Instructions to follow: In the listing that follows, the range to quote begins at the line that has "Reproduce this chart" and ends after the line that has "Chart.register(...registerables);"; quote it verbatim and add nothing.

Data records:
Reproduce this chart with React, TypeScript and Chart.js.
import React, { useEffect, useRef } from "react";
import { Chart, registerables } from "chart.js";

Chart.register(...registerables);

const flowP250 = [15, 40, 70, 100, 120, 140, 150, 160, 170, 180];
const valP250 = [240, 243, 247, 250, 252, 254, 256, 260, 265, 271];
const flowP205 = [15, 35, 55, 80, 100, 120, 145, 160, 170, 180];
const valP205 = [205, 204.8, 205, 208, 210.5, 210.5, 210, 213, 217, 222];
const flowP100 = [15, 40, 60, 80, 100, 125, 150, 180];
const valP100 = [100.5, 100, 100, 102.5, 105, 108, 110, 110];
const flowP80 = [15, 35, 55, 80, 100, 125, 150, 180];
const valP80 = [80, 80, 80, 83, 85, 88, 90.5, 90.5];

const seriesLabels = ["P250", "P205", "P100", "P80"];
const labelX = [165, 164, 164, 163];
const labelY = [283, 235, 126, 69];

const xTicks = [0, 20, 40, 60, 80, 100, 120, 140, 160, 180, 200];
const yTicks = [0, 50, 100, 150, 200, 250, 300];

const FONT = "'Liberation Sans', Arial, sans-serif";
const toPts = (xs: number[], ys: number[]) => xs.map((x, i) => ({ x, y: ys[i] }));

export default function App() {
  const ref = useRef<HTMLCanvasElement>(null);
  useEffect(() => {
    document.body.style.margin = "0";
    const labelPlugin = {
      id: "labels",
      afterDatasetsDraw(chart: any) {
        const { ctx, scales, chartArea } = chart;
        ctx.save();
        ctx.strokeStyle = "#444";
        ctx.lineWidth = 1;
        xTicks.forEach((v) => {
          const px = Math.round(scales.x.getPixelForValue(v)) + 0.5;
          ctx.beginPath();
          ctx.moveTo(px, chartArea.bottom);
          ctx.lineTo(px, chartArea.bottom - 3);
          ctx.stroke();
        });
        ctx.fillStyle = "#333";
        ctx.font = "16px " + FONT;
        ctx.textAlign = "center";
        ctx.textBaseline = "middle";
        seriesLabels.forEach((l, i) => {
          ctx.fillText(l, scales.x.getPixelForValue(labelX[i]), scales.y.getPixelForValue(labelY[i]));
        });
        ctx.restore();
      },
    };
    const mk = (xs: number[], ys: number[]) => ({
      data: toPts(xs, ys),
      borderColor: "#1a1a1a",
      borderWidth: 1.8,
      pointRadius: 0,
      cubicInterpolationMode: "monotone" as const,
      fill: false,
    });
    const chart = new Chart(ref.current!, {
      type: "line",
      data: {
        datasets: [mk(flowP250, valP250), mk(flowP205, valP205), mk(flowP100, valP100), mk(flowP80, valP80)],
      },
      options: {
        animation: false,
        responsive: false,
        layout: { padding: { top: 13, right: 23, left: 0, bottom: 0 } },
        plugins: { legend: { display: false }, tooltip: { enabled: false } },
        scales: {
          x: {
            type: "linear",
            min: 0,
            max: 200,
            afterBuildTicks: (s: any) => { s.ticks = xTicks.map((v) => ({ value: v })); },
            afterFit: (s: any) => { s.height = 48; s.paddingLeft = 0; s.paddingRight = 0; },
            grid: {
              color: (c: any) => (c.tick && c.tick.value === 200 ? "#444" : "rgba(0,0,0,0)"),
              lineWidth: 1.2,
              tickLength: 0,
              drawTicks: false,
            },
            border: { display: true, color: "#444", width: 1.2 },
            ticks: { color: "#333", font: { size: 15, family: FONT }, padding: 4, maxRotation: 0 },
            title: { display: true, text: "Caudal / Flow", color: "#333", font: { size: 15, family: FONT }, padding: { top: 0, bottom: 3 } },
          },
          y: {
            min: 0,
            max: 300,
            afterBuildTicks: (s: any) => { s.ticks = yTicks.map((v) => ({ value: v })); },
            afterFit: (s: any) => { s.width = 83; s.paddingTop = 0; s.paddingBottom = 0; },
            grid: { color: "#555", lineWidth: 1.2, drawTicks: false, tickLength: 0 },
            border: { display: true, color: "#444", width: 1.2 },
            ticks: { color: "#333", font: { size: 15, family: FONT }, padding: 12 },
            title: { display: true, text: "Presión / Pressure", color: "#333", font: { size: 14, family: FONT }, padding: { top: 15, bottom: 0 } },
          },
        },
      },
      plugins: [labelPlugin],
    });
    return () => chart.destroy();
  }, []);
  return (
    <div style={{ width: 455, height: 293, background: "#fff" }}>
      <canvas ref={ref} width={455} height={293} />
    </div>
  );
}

==

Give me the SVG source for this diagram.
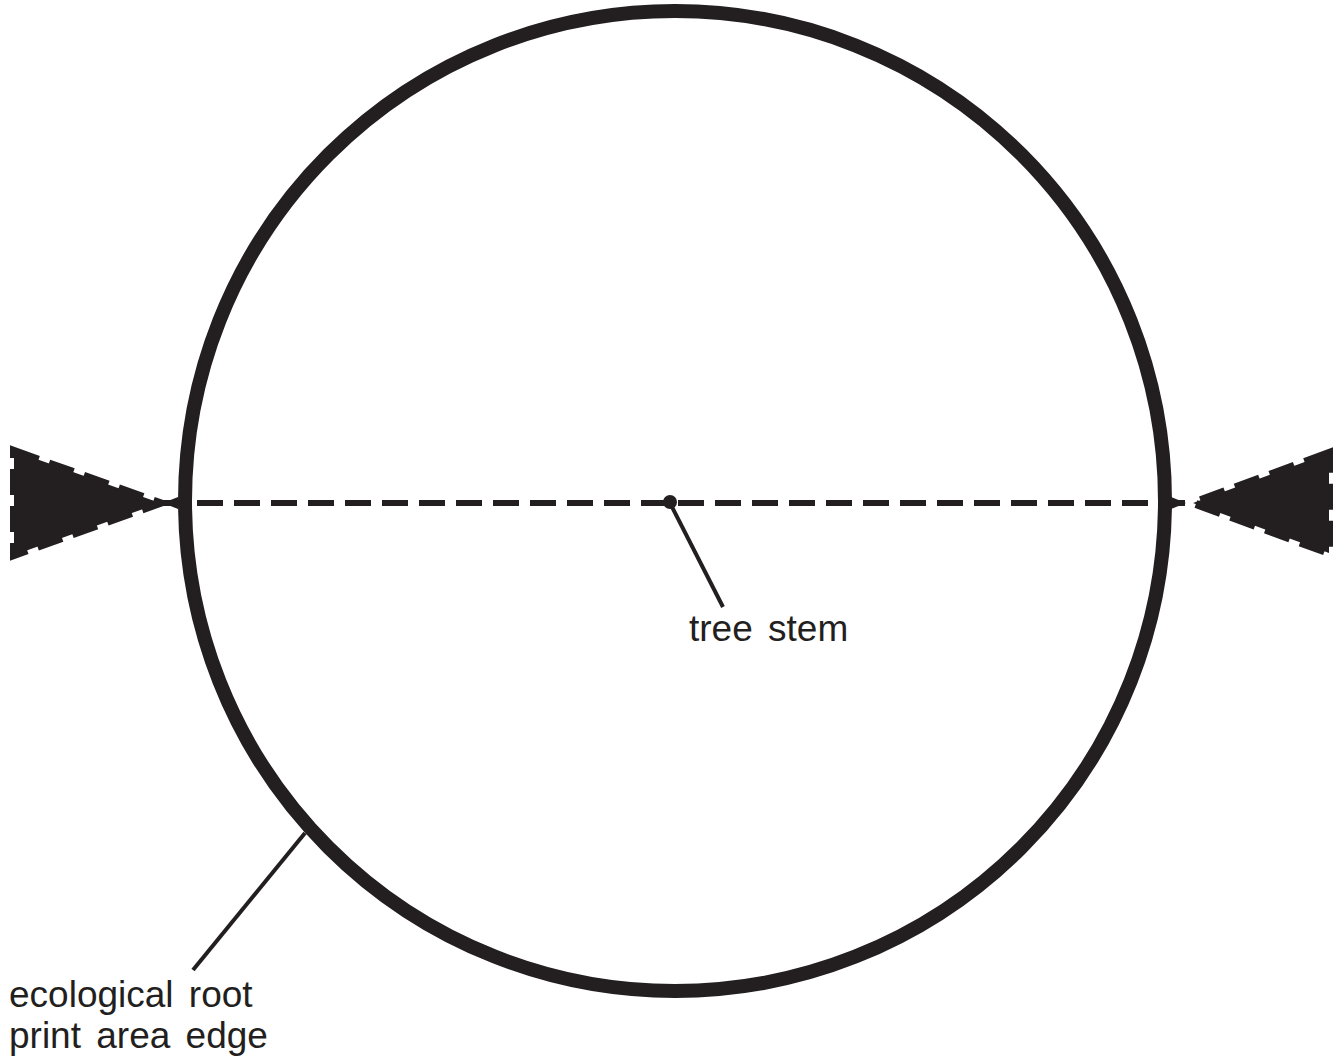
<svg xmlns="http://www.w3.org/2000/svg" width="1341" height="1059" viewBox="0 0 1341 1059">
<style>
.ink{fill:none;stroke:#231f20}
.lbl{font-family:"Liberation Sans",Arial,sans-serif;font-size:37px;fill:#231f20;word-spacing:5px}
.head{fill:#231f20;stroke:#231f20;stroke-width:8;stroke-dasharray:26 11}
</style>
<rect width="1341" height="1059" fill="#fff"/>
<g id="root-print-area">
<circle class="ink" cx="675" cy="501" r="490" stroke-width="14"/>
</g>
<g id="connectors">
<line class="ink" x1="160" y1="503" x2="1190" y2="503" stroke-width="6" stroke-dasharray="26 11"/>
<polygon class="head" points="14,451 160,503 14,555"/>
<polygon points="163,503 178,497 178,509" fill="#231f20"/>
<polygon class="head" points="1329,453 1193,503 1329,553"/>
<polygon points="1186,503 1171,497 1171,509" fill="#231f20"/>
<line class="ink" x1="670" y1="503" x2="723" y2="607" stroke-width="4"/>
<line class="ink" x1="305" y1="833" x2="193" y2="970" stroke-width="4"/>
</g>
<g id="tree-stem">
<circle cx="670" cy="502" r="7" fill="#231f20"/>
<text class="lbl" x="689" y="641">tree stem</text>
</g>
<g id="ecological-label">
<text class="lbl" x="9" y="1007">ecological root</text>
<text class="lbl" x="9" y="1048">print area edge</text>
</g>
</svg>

---

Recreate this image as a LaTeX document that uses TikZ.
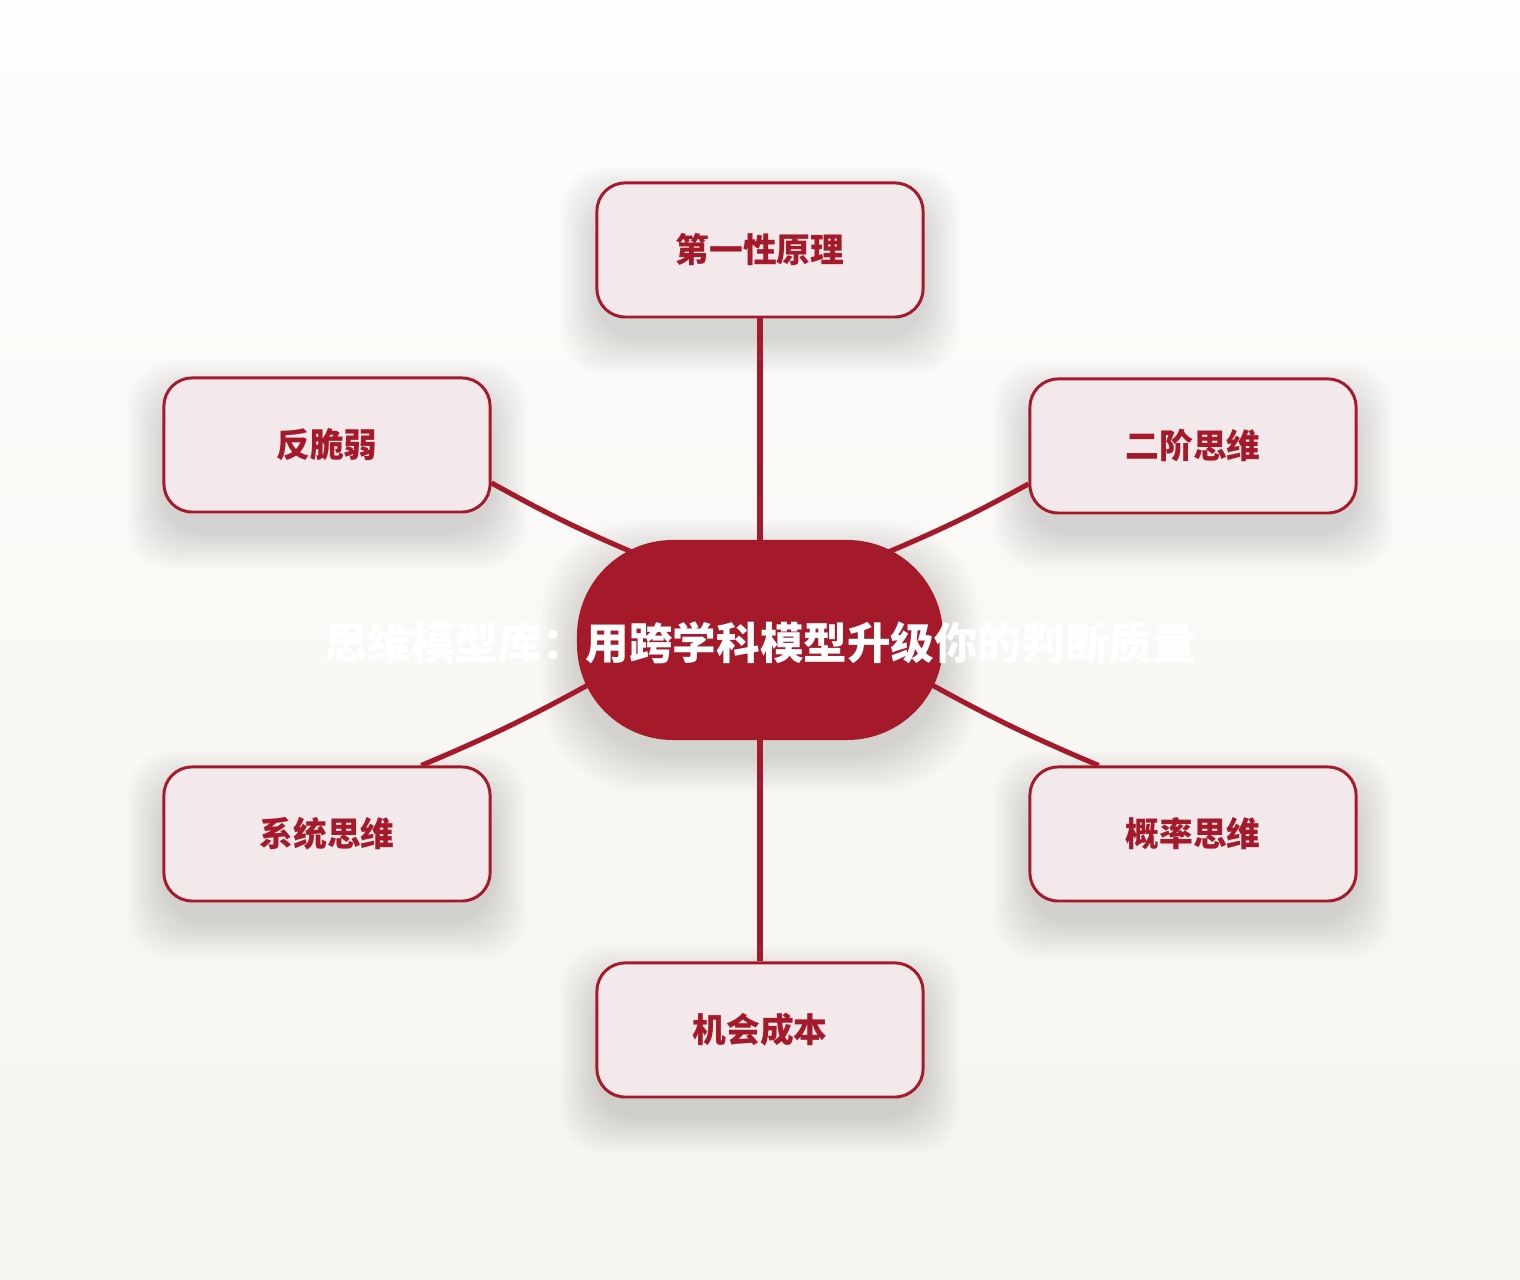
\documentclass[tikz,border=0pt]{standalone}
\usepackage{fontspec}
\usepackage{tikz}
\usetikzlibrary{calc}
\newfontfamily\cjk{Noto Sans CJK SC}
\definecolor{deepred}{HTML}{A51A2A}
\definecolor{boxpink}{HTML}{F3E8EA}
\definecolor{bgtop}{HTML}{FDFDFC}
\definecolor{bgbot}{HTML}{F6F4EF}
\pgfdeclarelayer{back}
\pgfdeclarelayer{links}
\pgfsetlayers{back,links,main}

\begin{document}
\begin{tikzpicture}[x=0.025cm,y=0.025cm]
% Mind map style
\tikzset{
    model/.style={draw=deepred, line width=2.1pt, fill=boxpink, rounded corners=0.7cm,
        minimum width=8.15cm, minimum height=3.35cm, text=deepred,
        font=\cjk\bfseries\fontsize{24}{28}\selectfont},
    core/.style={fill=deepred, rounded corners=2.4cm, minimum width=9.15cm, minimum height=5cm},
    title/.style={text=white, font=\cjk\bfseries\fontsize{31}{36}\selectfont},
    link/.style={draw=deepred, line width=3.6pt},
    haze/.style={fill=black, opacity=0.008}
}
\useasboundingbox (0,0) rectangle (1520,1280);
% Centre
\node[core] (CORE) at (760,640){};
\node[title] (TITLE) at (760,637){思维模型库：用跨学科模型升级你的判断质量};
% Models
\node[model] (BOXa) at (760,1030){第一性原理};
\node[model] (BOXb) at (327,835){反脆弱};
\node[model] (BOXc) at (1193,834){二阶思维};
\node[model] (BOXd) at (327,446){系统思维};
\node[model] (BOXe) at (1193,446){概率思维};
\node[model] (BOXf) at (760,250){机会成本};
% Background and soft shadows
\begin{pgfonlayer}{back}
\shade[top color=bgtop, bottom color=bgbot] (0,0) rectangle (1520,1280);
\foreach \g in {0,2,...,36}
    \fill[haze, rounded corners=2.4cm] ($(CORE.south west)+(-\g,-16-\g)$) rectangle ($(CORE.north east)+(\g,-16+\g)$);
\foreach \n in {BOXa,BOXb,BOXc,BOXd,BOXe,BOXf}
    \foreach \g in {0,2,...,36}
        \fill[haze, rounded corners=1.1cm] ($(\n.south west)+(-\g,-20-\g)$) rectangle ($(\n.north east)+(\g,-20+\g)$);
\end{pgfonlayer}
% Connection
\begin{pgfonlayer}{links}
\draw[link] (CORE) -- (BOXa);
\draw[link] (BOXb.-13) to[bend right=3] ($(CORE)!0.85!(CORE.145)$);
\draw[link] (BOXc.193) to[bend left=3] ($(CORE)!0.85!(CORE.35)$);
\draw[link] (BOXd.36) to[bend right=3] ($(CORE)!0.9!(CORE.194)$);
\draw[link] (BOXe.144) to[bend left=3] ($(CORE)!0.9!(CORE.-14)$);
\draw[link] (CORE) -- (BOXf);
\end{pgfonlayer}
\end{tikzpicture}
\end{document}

Output for this task:
Reproduce this chart with React, TypeScript and Chart.js.
import React, { useEffect, useRef } from "react";
import { Chart, registerables } from "chart.js";

Chart.register(...registerables);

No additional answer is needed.